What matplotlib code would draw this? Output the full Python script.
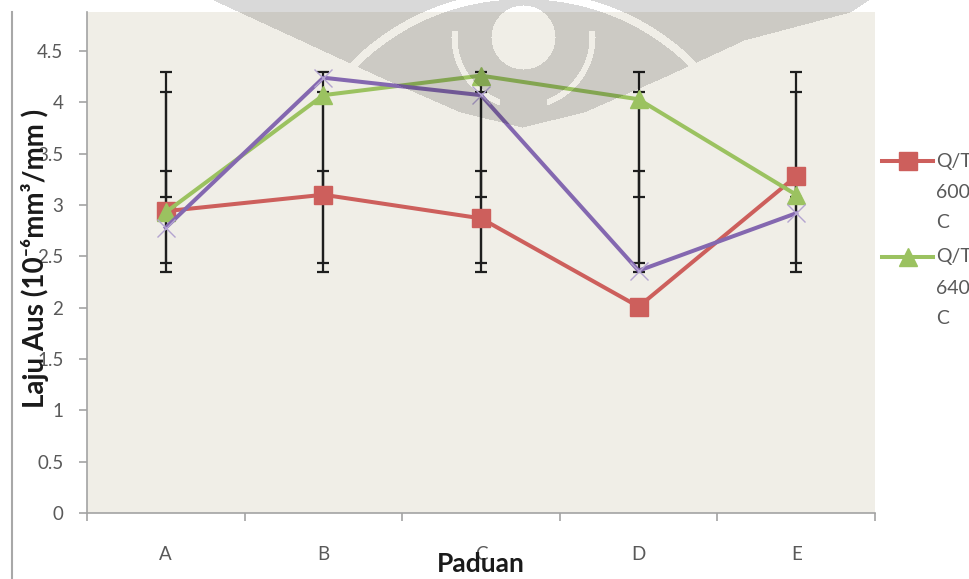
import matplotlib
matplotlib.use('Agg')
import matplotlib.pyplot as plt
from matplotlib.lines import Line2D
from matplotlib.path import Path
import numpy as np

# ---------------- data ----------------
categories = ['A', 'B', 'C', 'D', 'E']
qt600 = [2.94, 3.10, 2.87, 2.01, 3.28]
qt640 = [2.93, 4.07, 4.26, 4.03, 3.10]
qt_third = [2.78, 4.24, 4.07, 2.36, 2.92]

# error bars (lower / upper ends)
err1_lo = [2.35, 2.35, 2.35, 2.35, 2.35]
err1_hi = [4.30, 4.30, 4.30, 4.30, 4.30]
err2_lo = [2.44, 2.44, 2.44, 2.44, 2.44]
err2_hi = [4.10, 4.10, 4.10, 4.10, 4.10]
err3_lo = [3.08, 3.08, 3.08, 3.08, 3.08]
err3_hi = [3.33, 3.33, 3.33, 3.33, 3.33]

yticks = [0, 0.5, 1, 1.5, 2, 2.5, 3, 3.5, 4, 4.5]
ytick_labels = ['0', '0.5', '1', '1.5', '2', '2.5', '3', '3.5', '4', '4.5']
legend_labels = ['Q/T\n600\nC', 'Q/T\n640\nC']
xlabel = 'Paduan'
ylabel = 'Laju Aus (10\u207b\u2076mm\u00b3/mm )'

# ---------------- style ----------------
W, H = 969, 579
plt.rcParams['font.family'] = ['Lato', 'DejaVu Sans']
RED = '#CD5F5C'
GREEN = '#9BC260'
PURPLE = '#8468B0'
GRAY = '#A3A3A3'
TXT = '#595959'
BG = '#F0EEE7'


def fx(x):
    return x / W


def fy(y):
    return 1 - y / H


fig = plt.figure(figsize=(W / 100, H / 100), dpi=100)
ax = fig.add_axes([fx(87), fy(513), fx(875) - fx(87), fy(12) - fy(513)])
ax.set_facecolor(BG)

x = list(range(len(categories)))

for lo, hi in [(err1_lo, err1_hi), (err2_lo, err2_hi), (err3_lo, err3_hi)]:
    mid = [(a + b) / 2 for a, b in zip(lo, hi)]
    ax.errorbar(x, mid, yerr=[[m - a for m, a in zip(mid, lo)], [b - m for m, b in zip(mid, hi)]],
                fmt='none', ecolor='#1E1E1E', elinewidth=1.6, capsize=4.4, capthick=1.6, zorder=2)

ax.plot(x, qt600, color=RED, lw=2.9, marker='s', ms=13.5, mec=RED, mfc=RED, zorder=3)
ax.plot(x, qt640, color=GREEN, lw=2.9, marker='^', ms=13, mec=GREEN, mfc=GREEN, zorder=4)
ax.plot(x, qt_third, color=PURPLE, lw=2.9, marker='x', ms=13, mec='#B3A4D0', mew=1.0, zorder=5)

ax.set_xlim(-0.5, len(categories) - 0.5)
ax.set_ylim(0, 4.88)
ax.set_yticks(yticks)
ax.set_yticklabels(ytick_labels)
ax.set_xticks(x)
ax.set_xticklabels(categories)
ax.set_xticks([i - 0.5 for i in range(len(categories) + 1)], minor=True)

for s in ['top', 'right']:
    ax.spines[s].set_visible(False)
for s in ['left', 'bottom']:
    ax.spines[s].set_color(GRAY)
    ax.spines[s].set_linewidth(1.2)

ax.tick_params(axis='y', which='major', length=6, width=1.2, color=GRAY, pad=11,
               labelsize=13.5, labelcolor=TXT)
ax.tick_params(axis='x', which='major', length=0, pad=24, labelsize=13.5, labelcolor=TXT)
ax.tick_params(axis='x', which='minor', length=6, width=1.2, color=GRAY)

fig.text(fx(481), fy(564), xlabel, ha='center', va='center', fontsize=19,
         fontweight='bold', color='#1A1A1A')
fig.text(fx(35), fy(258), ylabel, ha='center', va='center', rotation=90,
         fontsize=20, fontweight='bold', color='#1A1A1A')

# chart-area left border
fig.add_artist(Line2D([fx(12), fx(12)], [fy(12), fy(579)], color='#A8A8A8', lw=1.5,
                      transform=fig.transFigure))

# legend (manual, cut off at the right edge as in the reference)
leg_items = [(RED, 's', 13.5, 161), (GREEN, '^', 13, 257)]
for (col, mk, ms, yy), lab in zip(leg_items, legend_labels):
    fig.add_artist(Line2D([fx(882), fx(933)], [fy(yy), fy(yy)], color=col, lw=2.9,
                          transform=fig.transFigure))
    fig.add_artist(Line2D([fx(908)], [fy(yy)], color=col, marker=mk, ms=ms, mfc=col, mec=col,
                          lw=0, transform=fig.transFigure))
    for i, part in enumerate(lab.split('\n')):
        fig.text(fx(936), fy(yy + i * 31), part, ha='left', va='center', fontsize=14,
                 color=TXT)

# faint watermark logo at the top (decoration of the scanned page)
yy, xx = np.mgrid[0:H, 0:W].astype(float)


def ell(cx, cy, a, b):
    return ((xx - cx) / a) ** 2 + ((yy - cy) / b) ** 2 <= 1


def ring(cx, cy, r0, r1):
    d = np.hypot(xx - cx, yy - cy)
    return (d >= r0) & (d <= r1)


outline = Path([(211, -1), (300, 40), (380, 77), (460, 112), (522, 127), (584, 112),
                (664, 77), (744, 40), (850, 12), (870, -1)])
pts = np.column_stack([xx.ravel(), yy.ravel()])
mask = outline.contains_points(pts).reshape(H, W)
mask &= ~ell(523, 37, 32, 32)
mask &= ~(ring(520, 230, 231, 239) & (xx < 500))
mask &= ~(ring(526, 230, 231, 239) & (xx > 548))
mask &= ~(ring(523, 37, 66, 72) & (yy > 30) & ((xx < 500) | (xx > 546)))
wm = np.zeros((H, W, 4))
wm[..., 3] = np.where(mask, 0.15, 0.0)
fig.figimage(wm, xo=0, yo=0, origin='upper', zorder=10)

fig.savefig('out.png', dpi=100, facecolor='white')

• _Required work_
Every line from the start of the listing above through the line with "capsize=4.4, capthick=1.6, zorder=2)" should be repeated exactly; skip the pictures and add nothing else.

• _Answer to this exercise_
What matplotlib code would draw this? Output the full Python script.
import matplotlib
matplotlib.use('Agg')
import matplotlib.pyplot as plt
from matplotlib.lines import Line2D
from matplotlib.path import Path
import numpy as np

# ---------------- data ----------------
categories = ['A', 'B', 'C', 'D', 'E']
qt600 = [2.94, 3.10, 2.87, 2.01, 3.28]
qt640 = [2.93, 4.07, 4.26, 4.03, 3.10]
qt_third = [2.78, 4.24, 4.07, 2.36, 2.92]

# error bars (lower / upper ends)
err1_lo = [2.35, 2.35, 2.35, 2.35, 2.35]
err1_hi = [4.30, 4.30, 4.30, 4.30, 4.30]
err2_lo = [2.44, 2.44, 2.44, 2.44, 2.44]
err2_hi = [4.10, 4.10, 4.10, 4.10, 4.10]
err3_lo = [3.08, 3.08, 3.08, 3.08, 3.08]
err3_hi = [3.33, 3.33, 3.33, 3.33, 3.33]

yticks = [0, 0.5, 1, 1.5, 2, 2.5, 3, 3.5, 4, 4.5]
ytick_labels = ['0', '0.5', '1', '1.5', '2', '2.5', '3', '3.5', '4', '4.5']
legend_labels = ['Q/T\n600\nC', 'Q/T\n640\nC']
xlabel = 'Paduan'
ylabel = 'Laju Aus (10\u207b\u2076mm\u00b3/mm )'

# ---------------- style ----------------
W, H = 969, 579
plt.rcParams['font.family'] = ['Lato', 'DejaVu Sans']
RED = '#CD5F5C'
GREEN = '#9BC260'
PURPLE = '#8468B0'
GRAY = '#A3A3A3'
TXT = '#595959'
BG = '#F0EEE7'


def fx(x):
    return x / W


def fy(y):
    return 1 - y / H


fig = plt.figure(figsize=(W / 100, H / 100), dpi=100)
ax = fig.add_axes([fx(87), fy(513), fx(875) - fx(87), fy(12) - fy(513)])
ax.set_facecolor(BG)

x = list(range(len(categories)))

for lo, hi in [(err1_lo, err1_hi), (err2_lo, err2_hi), (err3_lo, err3_hi)]:
    mid = [(a + b) / 2 for a, b in zip(lo, hi)]
    ax.errorbar(x, mid, yerr=[[m - a for m, a in zip(mid, lo)], [b - m for m, b in zip(mid, hi)]],
                fmt='none', ecolor='#1E1E1E', elinewidth=1.6, capsize=4.4, capthick=1.6, zorder=2)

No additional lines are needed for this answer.